** Set exercise **
Without omitting anything, retype the data that follows.

=====

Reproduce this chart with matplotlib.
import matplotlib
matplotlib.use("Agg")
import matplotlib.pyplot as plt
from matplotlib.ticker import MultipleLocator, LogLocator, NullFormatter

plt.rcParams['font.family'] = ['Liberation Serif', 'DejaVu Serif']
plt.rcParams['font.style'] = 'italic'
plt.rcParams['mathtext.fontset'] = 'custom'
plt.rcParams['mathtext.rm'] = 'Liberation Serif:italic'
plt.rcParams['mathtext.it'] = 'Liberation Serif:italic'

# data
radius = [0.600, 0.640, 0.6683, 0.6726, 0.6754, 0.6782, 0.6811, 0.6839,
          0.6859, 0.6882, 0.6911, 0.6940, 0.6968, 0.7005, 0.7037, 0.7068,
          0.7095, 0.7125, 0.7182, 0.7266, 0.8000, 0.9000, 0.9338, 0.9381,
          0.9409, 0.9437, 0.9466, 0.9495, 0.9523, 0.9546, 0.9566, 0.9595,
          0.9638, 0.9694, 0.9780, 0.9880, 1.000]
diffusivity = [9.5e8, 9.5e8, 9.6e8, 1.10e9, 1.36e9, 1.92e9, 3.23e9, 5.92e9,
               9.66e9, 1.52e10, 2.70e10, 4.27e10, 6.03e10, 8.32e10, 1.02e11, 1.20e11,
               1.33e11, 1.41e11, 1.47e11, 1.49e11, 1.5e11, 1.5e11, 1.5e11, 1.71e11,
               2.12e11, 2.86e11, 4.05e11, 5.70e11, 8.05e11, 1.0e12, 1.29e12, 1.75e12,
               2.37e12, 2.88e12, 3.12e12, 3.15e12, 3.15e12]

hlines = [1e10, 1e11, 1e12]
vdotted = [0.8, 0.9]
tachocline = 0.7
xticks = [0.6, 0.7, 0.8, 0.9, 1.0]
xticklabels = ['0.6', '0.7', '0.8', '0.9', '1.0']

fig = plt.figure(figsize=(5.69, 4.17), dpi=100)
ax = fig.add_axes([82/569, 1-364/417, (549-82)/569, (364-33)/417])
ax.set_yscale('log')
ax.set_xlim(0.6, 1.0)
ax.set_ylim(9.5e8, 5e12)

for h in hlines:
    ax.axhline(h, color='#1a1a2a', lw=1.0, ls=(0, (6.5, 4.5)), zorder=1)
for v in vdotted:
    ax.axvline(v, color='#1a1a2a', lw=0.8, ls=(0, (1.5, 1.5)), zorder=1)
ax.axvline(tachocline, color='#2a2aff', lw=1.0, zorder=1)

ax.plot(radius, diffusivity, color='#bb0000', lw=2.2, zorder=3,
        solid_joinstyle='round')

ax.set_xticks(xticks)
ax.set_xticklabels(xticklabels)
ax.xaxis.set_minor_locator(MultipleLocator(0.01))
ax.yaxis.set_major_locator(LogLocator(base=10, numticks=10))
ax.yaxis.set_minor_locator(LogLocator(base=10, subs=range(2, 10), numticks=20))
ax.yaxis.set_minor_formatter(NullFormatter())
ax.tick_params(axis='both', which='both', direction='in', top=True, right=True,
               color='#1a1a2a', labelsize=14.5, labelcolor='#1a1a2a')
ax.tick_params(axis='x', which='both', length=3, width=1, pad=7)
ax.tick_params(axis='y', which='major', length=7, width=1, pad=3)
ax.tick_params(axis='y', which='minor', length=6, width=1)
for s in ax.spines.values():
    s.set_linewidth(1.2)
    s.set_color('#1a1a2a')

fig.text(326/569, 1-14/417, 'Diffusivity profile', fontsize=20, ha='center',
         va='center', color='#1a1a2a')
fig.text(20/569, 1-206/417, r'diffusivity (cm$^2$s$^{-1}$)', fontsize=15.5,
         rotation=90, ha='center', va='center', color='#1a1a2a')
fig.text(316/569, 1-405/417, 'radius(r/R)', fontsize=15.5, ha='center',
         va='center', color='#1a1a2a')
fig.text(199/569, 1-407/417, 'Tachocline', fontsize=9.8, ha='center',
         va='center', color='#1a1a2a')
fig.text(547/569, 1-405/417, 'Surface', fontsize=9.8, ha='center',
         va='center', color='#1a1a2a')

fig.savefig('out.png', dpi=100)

=====

** Solution to this exercise **
Reproduce this chart with matplotlib.
import matplotlib
matplotlib.use("Agg")
import matplotlib.pyplot as plt
from matplotlib.ticker import MultipleLocator, LogLocator, NullFormatter

plt.rcParams['font.family'] = ['Liberation Serif', 'DejaVu Serif']
plt.rcParams['font.style'] = 'italic'
plt.rcParams['mathtext.fontset'] = 'custom'
plt.rcParams['mathtext.rm'] = 'Liberation Serif:italic'
plt.rcParams['mathtext.it'] = 'Liberation Serif:italic'

# data
radius = [0.600, 0.640, 0.6683, 0.6726, 0.6754, 0.6782, 0.6811, 0.6839,
          0.6859, 0.6882, 0.6911, 0.6940, 0.6968, 0.7005, 0.7037, 0.7068,
          0.7095, 0.7125, 0.7182, 0.7266, 0.8000, 0.9000, 0.9338, 0.9381,
          0.9409, 0.9437, 0.9466, 0.9495, 0.9523, 0.9546, 0.9566, 0.9595,
          0.9638, 0.9694, 0.9780, 0.9880, 1.000]
diffusivity = [9.5e8, 9.5e8, 9.6e8, 1.10e9, 1.36e9, 1.92e9, 3.23e9, 5.92e9,
               9.66e9, 1.52e10, 2.70e10, 4.27e10, 6.03e10, 8.32e10, 1.02e11, 1.20e11,
               1.33e11, 1.41e11, 1.47e11, 1.49e11, 1.5e11, 1.5e11, 1.5e11, 1.71e11,
               2.12e11, 2.86e11, 4.05e11, 5.70e11, 8.05e11, 1.0e12, 1.29e12, 1.75e12,
               2.37e12, 2.88e12, 3.12e12, 3.15e12, 3.15e12]

hlines = [1e10, 1e11, 1e12]
vdotted = [0.8, 0.9]
tachocline = 0.7
xticks = [0.6, 0.7, 0.8, 0.9, 1.0]
xticklabels = ['0.6', '0.7', '0.8', '0.9', '1.0']

fig = plt.figure(figsize=(5.69, 4.17), dpi=100)
ax = fig.add_axes([82/569, 1-364/417, (549-82)/569, (364-33)/417])
ax.set_yscale('log')
ax.set_xlim(0.6, 1.0)
ax.set_ylim(9.5e8, 5e12)

for h in hlines:
    ax.axhline(h, color='#1a1a2a', lw=1.0, ls=(0, (6.5, 4.5)), zorder=1)
for v in vdotted:
    ax.axvline(v, color='#1a1a2a', lw=0.8, ls=(0, (1.5, 1.5)), zorder=1)
ax.axvline(tachocline, color='#2a2aff', lw=1.0, zorder=1)

ax.plot(radius, diffusivity, color='#bb0000', lw=2.2, zorder=3,
        solid_joinstyle='round')

ax.set_xticks(xticks)
ax.set_xticklabels(xticklabels)
ax.xaxis.set_minor_locator(MultipleLocator(0.01))
ax.yaxis.set_major_locator(LogLocator(base=10, numticks=10))
ax.yaxis.set_minor_locator(LogLocator(base=10, subs=range(2, 10), numticks=20))
ax.yaxis.set_minor_formatter(NullFormatter())
ax.tick_params(axis='both', which='both', direction='in', top=True, right=True,
               color='#1a1a2a', labelsize=14.5, labelcolor='#1a1a2a')
ax.tick_params(axis='x', which='both', length=3, width=1, pad=7)
ax.tick_params(axis='y', which='major', length=7, width=1, pad=3)
ax.tick_params(axis='y', which='minor', length=6, width=1)
for s in ax.spines.values():
    s.set_linewidth(1.2)
    s.set_color('#1a1a2a')

fig.text(326/569, 1-14/417, 'Diffusivity profile', fontsize=20, ha='center',
         va='center', color='#1a1a2a')
fig.text(20/569, 1-206/417, r'diffusivity (cm$^2$s$^{-1}$)', fontsize=15.5,
         rotation=90, ha='center', va='center', color='#1a1a2a')
fig.text(316/569, 1-405/417, 'radius(r/R)', fontsize=15.5, ha='center',
         va='center', color='#1a1a2a')
fig.text(199/569, 1-407/417, 'Tachocline', fontsize=9.8, ha='center',
         va='center', color='#1a1a2a')
fig.text(547/569, 1-405/417, 'Surface', fontsize=9.8, ha='center',
         va='center', color='#1a1a2a')

fig.savefig('out.png', dpi=100)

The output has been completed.